**Work to do**
What follows is a block of records; restate each one word for word.

(Data entries)
──────

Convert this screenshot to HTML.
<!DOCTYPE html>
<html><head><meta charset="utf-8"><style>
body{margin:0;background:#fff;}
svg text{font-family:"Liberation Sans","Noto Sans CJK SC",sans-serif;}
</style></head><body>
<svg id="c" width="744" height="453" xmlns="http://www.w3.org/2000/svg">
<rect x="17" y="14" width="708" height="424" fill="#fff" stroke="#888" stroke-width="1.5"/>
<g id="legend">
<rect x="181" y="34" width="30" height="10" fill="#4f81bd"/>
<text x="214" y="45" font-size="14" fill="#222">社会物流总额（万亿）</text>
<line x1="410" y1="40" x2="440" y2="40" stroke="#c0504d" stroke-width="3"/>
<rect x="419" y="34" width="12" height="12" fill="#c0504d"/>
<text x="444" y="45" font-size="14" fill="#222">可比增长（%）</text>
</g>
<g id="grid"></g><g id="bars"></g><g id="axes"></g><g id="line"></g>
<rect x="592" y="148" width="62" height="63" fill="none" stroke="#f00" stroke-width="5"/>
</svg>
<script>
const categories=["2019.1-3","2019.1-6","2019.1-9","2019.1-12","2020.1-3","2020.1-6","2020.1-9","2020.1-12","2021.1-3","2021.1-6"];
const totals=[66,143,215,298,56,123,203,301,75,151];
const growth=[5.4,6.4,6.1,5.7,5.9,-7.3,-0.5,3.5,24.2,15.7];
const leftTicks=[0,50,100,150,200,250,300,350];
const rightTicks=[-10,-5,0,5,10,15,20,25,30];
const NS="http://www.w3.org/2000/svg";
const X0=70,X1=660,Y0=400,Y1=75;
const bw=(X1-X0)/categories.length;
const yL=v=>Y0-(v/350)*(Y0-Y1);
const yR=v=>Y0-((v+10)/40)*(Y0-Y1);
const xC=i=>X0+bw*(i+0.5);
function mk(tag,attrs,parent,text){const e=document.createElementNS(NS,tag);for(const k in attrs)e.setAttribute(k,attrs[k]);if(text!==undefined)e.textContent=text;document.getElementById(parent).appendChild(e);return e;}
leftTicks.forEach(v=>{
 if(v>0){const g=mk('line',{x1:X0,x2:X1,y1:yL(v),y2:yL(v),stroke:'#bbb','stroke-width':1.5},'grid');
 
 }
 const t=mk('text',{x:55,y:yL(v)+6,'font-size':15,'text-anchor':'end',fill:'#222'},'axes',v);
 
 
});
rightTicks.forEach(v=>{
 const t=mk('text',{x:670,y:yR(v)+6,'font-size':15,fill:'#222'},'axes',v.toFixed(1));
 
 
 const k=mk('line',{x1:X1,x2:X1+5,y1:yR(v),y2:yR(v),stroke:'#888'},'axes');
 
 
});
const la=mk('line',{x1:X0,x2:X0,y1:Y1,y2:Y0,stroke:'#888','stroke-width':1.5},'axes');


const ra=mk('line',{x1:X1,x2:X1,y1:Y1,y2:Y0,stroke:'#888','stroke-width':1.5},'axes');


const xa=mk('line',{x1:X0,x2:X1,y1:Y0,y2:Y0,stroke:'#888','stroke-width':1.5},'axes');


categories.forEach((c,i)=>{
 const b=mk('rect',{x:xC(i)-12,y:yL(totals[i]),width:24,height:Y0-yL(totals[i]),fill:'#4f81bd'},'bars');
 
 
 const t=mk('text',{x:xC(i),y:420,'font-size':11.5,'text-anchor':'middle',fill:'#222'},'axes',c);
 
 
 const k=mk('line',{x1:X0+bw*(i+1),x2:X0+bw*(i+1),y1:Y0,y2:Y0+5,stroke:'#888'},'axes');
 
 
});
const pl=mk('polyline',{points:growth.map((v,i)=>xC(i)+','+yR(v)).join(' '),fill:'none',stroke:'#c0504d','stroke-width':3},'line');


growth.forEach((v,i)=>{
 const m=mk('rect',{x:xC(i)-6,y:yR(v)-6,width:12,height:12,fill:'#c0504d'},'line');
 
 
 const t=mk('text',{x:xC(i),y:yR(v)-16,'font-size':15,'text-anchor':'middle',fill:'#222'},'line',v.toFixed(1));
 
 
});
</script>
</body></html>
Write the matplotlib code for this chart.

──────

**Output for this task**
Convert this screenshot to HTML.
<!DOCTYPE html>
<html><head><meta charset="utf-8"><style>
body{margin:0;background:#fff;}
svg text{font-family:"Liberation Sans","Noto Sans CJK SC",sans-serif;}
</style></head><body>
<svg id="c" width="744" height="453" xmlns="http://www.w3.org/2000/svg">
<rect x="17" y="14" width="708" height="424" fill="#fff" stroke="#888" stroke-width="1.5"/>
<g id="legend">
<rect x="181" y="34" width="30" height="10" fill="#4f81bd"/>
<text x="214" y="45" font-size="14" fill="#222">社会物流总额（万亿）</text>
<line x1="410" y1="40" x2="440" y2="40" stroke="#c0504d" stroke-width="3"/>
<rect x="419" y="34" width="12" height="12" fill="#c0504d"/>
<text x="444" y="45" font-size="14" fill="#222">可比增长（%）</text>
</g>
<g id="grid"></g><g id="bars"></g><g id="axes"></g><g id="line"></g>
<rect x="592" y="148" width="62" height="63" fill="none" stroke="#f00" stroke-width="5"/>
</svg>
<script>
const categories=["2019.1-3","2019.1-6","2019.1-9","2019.1-12","2020.1-3","2020.1-6","2020.1-9","2020.1-12","2021.1-3","2021.1-6"];
const totals=[66,143,215,298,56,123,203,301,75,151];
const growth=[5.4,6.4,6.1,5.7,5.9,-7.3,-0.5,3.5,24.2,15.7];
const leftTicks=[0,50,100,150,200,250,300,350];
const rightTicks=[-10,-5,0,5,10,15,20,25,30];
const NS="http://www.w3.org/2000/svg";
const X0=70,X1=660,Y0=400,Y1=75;
const bw=(X1-X0)/categories.length;
const yL=v=>Y0-(v/350)*(Y0-Y1);
const yR=v=>Y0-((v+10)/40)*(Y0-Y1);
const xC=i=>X0+bw*(i+0.5);
function mk(tag,attrs,parent,text){const e=document.createElementNS(NS,tag);for(const k in attrs)e.setAttribute(k,attrs[k]);if(text!==undefined)e.textContent=text;document.getElementById(parent).appendChild(e);return e;}
leftTicks.forEach(v=>{
 if(v>0){const g=mk('line',{x1:X0,x2:X1,y1:yL(v),y2:yL(v),stroke:'#bbb','stroke-width':1.5},'grid');
 
 }
 const t=mk('text',{x:55,y:yL(v)+6,'font-size':15,'text-anchor':'end',fill:'#222'},'axes',v);
 
 
});
rightTicks.forEach(v=>{
 const t=mk('text',{x:670,y:yR(v)+6,'font-size':15,fill:'#222'},'axes',v.toFixed(1));
 
 
 const k=mk('line',{x1:X1,x2:X1+5,y1:yR(v),y2:yR(v),stroke:'#888'},'axes');
 
 
});
const la=mk('line',{x1:X0,x2:X0,y1:Y1,y2:Y0,stroke:'#888','stroke-width':1.5},'axes');


const ra=mk('line',{x1:X1,x2:X1,y1:Y1,y2:Y0,stroke:'#888','stroke-width':1.5},'axes');


const xa=mk('line',{x1:X0,x2:X1,y1:Y0,y2:Y0,stroke:'#888','stroke-width':1.5},'axes');


categories.forEach((c,i)=>{
 const b=mk('rect',{x:xC(i)-12,y:yL(totals[i]),width:24,height:Y0-yL(totals[i]),fill:'#4f81bd'},'bars');
 
 
 const t=mk('text',{x:xC(i),y:420,'font-size':11.5,'text-anchor':'middle',fill:'#222'},'axes',c);
 
 
 const k=mk('line',{x1:X0+bw*(i+1),x2:X0+bw*(i+1),y1:Y0,y2:Y0+5,stroke:'#888'},'axes');
 
 
});
const pl=mk('polyline',{points:growth.map((v,i)=>xC(i)+','+yR(v)).join(' '),fill:'none',stroke:'#c0504d','stroke-width':3},'line');


growth.forEach((v,i)=>{
 const m=mk('rect',{x:xC(i)-6,y:yR(v)-6,width:12,height:12,fill:'#c0504d'},'line');
 
 
 const t=mk('text',{x:xC(i),y:yR(v)-16,'font-size':15,'text-anchor':'middle',fill:'#222'},'line',v.toFixed(1));
 
 
});
</script>
</body></html>
Write the matplotlib code for this chart.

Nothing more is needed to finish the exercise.